### DATA
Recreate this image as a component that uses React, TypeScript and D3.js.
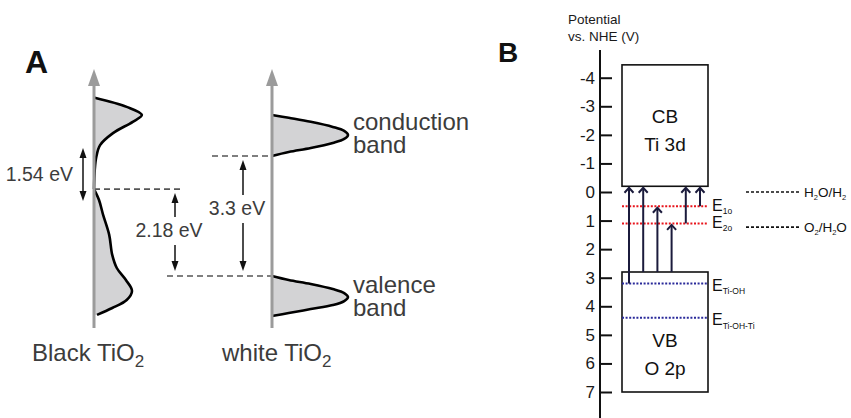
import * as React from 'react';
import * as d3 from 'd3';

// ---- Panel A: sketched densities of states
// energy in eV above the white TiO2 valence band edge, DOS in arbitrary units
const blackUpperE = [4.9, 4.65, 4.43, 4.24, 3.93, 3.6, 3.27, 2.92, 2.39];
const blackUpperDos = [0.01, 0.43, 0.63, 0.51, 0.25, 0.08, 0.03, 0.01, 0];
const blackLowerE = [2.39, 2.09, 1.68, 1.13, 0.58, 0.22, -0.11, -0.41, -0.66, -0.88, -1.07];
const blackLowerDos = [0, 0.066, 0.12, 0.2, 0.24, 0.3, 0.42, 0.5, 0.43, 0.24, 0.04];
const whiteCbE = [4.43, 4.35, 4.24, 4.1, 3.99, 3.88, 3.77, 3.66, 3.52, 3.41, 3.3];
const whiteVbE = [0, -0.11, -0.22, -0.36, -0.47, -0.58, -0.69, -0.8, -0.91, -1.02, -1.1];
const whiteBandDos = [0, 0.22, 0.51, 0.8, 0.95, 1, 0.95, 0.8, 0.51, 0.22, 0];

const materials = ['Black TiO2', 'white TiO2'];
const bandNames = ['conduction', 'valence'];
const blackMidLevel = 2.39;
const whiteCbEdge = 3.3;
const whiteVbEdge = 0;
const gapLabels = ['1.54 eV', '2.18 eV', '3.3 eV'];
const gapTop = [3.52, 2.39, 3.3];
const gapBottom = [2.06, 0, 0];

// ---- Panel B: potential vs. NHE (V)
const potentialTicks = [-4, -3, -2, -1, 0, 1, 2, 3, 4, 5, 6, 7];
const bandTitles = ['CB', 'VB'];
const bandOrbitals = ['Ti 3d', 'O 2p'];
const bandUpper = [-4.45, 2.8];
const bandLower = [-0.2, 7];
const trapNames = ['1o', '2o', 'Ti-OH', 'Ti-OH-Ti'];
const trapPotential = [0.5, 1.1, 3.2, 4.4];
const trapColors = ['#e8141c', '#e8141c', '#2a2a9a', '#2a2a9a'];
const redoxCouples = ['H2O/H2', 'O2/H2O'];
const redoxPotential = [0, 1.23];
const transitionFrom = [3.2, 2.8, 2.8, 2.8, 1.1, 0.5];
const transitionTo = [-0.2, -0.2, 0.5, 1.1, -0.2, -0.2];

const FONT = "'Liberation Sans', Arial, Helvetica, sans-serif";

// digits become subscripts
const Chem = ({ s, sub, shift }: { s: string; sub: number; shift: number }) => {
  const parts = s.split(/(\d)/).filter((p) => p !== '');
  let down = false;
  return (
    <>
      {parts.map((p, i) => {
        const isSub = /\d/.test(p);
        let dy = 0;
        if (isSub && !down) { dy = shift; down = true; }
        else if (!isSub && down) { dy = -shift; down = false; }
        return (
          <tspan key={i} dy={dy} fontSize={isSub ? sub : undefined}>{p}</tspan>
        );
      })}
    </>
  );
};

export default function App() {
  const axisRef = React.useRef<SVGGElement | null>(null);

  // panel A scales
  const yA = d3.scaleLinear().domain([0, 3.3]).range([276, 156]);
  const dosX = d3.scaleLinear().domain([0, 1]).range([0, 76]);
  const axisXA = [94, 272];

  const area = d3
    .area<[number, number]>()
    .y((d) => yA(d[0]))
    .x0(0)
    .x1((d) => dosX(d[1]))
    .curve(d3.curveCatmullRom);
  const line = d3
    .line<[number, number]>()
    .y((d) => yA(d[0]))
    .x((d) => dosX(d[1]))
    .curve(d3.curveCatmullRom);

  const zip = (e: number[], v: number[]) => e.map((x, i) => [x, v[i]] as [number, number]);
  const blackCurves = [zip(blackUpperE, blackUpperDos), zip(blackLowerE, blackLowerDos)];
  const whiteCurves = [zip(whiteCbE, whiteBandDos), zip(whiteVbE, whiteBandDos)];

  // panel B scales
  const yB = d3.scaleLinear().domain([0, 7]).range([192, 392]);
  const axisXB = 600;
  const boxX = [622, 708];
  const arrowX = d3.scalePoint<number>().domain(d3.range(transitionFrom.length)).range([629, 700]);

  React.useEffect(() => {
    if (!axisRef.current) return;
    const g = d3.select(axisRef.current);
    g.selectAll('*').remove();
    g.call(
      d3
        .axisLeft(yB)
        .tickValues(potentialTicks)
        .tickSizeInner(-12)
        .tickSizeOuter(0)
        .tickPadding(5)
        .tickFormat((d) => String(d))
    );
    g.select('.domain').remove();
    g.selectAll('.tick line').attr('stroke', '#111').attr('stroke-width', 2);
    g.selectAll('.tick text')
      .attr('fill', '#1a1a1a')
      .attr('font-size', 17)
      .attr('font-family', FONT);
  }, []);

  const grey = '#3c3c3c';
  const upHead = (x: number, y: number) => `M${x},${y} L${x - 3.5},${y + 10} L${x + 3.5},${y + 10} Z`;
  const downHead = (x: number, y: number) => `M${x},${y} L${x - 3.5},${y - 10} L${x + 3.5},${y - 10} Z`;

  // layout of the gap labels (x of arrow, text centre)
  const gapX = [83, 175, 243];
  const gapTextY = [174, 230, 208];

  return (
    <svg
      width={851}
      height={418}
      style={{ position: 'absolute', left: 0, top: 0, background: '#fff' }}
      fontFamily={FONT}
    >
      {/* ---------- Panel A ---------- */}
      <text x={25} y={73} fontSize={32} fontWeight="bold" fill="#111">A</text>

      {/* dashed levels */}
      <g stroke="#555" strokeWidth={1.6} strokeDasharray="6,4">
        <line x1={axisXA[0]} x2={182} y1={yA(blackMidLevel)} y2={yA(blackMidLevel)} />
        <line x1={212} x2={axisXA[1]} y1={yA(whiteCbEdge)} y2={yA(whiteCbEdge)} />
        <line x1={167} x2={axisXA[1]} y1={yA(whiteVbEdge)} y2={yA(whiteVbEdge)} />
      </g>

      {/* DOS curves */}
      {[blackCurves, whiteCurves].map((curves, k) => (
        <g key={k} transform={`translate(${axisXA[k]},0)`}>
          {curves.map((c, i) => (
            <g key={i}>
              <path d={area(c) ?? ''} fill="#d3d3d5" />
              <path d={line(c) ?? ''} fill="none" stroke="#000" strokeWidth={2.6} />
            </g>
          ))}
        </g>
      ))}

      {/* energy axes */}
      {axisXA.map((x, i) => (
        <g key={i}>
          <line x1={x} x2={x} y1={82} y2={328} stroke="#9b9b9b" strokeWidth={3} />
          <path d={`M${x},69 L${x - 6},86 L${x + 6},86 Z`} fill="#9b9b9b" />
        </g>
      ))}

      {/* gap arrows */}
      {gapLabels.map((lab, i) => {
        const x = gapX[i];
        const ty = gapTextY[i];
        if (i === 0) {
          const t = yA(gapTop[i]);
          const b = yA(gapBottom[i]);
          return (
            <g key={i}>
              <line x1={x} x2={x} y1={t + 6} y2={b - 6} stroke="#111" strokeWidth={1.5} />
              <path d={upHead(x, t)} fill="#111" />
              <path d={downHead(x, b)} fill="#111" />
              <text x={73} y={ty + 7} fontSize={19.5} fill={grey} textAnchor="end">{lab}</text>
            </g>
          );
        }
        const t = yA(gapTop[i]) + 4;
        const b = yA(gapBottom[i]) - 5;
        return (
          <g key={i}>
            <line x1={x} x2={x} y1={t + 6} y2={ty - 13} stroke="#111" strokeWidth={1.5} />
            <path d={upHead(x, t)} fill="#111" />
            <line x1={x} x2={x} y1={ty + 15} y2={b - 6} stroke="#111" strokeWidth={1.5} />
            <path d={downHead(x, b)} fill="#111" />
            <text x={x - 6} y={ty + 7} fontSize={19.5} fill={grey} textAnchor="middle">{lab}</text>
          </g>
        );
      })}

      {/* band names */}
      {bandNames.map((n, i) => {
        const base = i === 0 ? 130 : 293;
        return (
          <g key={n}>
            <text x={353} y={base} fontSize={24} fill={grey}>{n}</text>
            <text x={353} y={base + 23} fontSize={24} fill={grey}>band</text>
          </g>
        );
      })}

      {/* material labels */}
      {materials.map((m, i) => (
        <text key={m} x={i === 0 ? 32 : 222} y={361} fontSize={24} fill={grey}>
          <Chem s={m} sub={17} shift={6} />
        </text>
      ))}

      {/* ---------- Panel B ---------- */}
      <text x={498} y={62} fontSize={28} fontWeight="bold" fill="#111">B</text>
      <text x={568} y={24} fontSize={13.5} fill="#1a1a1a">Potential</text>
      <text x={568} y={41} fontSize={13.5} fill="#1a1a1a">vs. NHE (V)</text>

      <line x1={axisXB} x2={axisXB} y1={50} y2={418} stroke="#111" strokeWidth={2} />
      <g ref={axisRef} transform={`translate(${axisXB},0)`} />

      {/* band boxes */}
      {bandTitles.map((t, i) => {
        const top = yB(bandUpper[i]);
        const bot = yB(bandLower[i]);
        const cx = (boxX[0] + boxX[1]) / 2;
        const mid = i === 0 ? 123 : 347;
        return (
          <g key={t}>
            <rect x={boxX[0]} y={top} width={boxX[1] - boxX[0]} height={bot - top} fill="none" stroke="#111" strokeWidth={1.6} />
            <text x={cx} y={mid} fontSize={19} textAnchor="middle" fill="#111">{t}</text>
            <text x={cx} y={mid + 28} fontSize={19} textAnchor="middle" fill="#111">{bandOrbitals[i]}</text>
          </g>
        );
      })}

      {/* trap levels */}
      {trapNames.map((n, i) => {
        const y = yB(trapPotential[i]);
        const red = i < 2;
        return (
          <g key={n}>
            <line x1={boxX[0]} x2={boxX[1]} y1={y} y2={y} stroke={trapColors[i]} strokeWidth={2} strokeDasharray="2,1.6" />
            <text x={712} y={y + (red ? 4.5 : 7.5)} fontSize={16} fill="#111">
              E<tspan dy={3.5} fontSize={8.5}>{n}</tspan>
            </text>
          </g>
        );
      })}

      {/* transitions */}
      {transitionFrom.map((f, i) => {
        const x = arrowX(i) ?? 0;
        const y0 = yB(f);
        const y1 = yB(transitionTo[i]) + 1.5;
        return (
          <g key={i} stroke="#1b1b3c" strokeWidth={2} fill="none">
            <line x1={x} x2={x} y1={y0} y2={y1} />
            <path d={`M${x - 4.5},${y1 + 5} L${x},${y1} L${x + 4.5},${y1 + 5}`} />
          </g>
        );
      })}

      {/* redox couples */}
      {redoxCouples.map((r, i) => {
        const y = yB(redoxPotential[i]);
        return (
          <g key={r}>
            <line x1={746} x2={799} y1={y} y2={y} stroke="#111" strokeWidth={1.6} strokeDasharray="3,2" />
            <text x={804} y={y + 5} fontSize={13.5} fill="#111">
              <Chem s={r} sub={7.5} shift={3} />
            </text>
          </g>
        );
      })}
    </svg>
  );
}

### WORK TO BE COMPLETED
Extract, word for word, each line from the top of the data down to and including the line with "import * as d3 from 'd3';"; skip the pictures.

### WORKED ANSWER
Recreate this image as a component that uses React, TypeScript and D3.js.
import * as React from 'react';
import * as d3 from 'd3';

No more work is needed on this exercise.